Postpartum Medicaid extension clears Missouri Senate with anti-abortion amendment
The Missouri Senate passed its version of postpartum Medicaid extension Thursday, but new language in the bill threatens its implementation.
Sponsored by Sen. Elaine Gannon, R-De Soto, the legislation would extend coverage for women receiving Medicaid benefits through pregnancy and for a year after the pregnancy ends. Currently, coverage ends 60 days after a pregnancy ends. The bill had seen widespread support from across the aisle, but additional wording added to the bill, labeled a “poison pill” by Democrats, caused senators from both sides of the aisle to question the viability of the legislation.
“So this morning, four folks, two Democrats, two Republicans voted no on the bill because the language will not accomplish what you want to accomplish, which is to help keep new moms alive in their first year postpartum,” said Sen. Tracy McCreery, D-Olivette.
McCreery had previously helped sponsor the bill and talked positively about the bill on the Senate floor. Sens. Mary Elizabeth Coleman, R-Arnold, Curtis Trent, R-Springfield, and Barbara Washington, D-Kansas City, all voted against the bill, along with McCreery.
The language in question appears twice in the bill: “No woman who knowingly receives services that are in violation of state law shall be eligible for benefits under this subdivision.”
That wording, added as an amendment during committee consideration of the bill, prompted senators to warn that it would exclude women who get elective abortions from the postpartum coverage. The bill would allow coverage to women who have their pregnancy ended involuntarily or necessarily to save their lives.
McCreery and other Democratic leaders labeled the amendment as a “poison pill” because they believe even if the bill gets out of the legislature and is signed by the governor, it will not be accepted by the Centers for Medicare & Medicaid Services, the federal agency required to implement the coverage.

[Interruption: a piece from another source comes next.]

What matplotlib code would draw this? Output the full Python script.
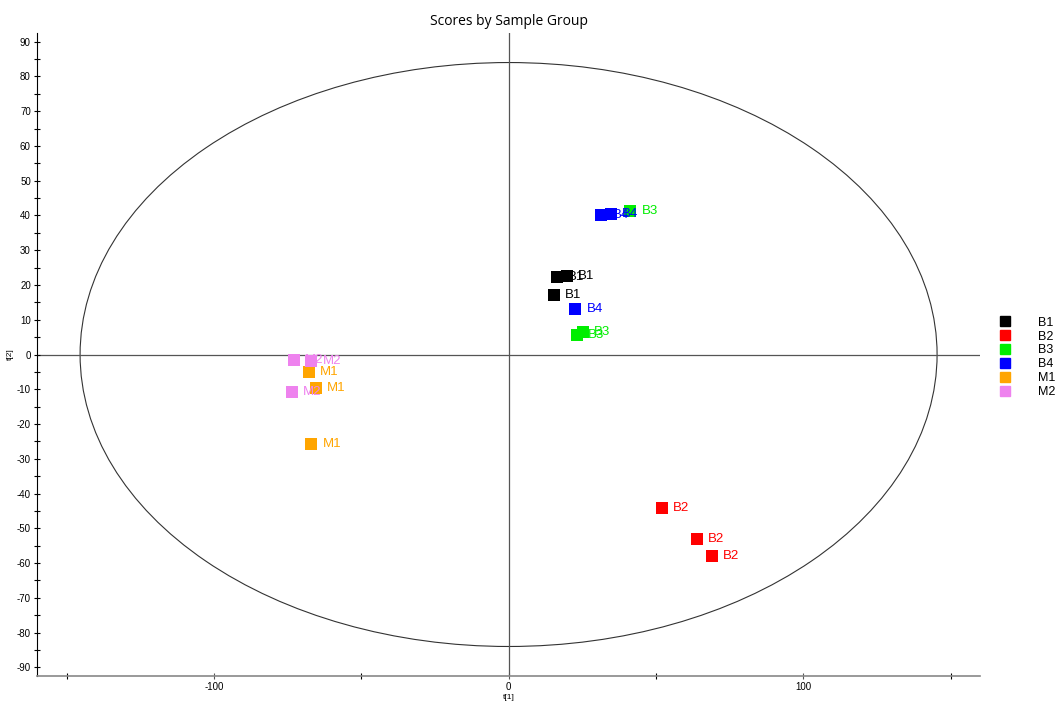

“That language that was inserted is the example of government overreach … and this is exactly the kind of language that CMS will not approve, we cannot treat different health care recipients differently,” McCreery said.
A similar scenario played out in Texas after a bill extending postpartum coverage was passed with language about abortion in 2021. The state has still not received federal approval to implement the extension.
All other Democrats, including Senate Minority Leader Sen. John Rizzo, D-Independence, voted for the bill. However, they called on the House to remove the language regarding abortions.
“So I have great hope, that my colleagues in the Missouri House in both parties, can figure out a way to get this done,” McCreery said.
On the Republican side, Sen. Bill Eigel, R-Weldon Spring, spoke in support of the bill on the Senate floor. He called the bill good conservative policy and pointed out that he went from a hard no last year to a yes.
President Pro Tem Sen. Caleb Rowden, R-Columbia, offered insight into why he thought the controversial wording made it into the bill.
“The motivation for the language was to try to make sure that there wasn’t someone intentionally going to another state or doing something to effectively break our law and then receive these services,” Rowden said.
Rowden acknowledged that he does not find the language necessary and that he does not see a way to functionally enforce the language without government overreach.
“The weaponization of the government against specific individuals .. pregnant moms in this case, is something that gives me heartburn,” Rowden said.